Can you output the material exactly as written, minus any pictures it holds?

══ Collected material ══

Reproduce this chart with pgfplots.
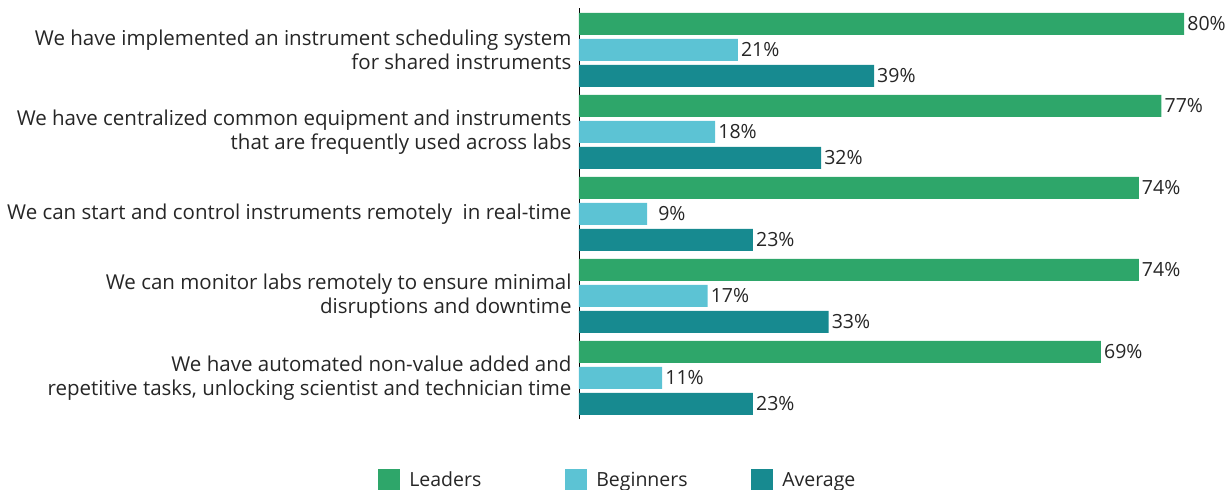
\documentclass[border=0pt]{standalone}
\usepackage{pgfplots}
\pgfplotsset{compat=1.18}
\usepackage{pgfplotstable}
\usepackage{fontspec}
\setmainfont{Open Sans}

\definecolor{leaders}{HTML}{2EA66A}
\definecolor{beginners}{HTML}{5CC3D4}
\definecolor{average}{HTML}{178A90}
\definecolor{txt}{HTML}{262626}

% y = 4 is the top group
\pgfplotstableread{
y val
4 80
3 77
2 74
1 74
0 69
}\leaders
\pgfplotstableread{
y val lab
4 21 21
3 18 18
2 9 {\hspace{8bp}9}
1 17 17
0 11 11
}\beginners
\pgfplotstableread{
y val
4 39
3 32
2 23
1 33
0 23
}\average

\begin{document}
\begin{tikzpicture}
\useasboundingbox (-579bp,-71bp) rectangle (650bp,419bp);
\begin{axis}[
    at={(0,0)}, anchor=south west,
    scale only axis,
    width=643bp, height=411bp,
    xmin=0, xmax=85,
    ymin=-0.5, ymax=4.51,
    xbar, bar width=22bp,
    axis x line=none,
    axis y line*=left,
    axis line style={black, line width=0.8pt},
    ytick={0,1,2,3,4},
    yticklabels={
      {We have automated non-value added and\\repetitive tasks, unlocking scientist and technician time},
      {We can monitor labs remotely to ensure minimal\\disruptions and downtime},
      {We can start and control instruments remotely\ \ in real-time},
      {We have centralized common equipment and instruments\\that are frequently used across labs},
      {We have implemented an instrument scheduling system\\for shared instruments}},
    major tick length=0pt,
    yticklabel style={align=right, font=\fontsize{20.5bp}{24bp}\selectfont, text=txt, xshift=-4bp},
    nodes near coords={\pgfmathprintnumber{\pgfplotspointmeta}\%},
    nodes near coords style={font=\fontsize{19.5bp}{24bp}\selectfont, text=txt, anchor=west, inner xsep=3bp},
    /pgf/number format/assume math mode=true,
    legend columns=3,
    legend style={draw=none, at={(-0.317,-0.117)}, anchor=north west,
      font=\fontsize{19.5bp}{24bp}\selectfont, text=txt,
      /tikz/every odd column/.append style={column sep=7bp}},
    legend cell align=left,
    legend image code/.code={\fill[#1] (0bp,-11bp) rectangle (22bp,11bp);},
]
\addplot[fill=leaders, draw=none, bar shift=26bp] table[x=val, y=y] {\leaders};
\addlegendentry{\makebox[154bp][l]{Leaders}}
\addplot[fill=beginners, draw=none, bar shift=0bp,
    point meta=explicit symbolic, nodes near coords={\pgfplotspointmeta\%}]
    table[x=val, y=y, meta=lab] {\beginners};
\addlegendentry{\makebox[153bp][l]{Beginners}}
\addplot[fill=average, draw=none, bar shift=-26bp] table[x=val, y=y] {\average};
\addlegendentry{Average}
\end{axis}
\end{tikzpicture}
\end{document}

═══

**Solution to this problem**
Reproduce this chart with pgfplots.
\documentclass[border=0pt]{standalone}
\usepackage{pgfplots}
\pgfplotsset{compat=1.18}
\usepackage{pgfplotstable}
\usepackage{fontspec}
\setmainfont{Open Sans}

\definecolor{leaders}{HTML}{2EA66A}
\definecolor{beginners}{HTML}{5CC3D4}
\definecolor{average}{HTML}{178A90}
\definecolor{txt}{HTML}{262626}

% y = 4 is the top group
\pgfplotstableread{
y val
4 80
3 77
2 74
1 74
0 69
}\leaders
\pgfplotstableread{
y val lab
4 21 21
3 18 18
2 9 {\hspace{8bp}9}
1 17 17
0 11 11
}\beginners
\pgfplotstableread{
y val
4 39
3 32
2 23
1 33
0 23
}\average

\begin{document}
\begin{tikzpicture}
\useasboundingbox (-579bp,-71bp) rectangle (650bp,419bp);
\begin{axis}[
    at={(0,0)}, anchor=south west,
    scale only axis,
    width=643bp, height=411bp,
    xmin=0, xmax=85,
    ymin=-0.5, ymax=4.51,
    xbar, bar width=22bp,
    axis x line=none,
    axis y line*=left,
    axis line style={black, line width=0.8pt},
    ytick={0,1,2,3,4},
    yticklabels={
      {We have automated non-value added and\\repetitive tasks, unlocking scientist and technician time},
      {We can monitor labs remotely to ensure minimal\\disruptions and downtime},
      {We can start and control instruments remotely\ \ in real-time},
      {We have centralized common equipment and instruments\\that are frequently used across labs},
      {We have implemented an instrument scheduling system\\for shared instruments}},
    major tick length=0pt,
    yticklabel style={align=right, font=\fontsize{20.5bp}{24bp}\selectfont, text=txt, xshift=-4bp},
    nodes near coords={\pgfmathprintnumber{\pgfplotspointmeta}\%},
    nodes near coords style={font=\fontsize{19.5bp}{24bp}\selectfont, text=txt, anchor=west, inner xsep=3bp},
    /pgf/number format/assume math mode=true,
    legend columns=3,
    legend style={draw=none, at={(-0.317,-0.117)}, anchor=north west,
      font=\fontsize{19.5bp}{24bp}\selectfont, text=txt,
      /tikz/every odd column/.append style={column sep=7bp}},
    legend cell align=left,
    legend image code/.code={\fill[#1] (0bp,-11bp) rectangle (22bp,11bp);},
]
\addplot[fill=leaders, draw=none, bar shift=26bp] table[x=val, y=y] {\leaders};
\addlegendentry{\makebox[154bp][l]{Leaders}}
\addplot[fill=beginners, draw=none, bar shift=0bp,
    point meta=explicit symbolic, nodes near coords={\pgfplotspointmeta\%}]
    table[x=val, y=y, meta=lab] {\beginners};
\addlegendentry{\makebox[153bp][l]{Beginners}}
\addplot[fill=average, draw=none, bar shift=-26bp] table[x=val, y=y] {\average};
\addlegendentry{Average}
\end{axis}
\end{tikzpicture}
\end{document}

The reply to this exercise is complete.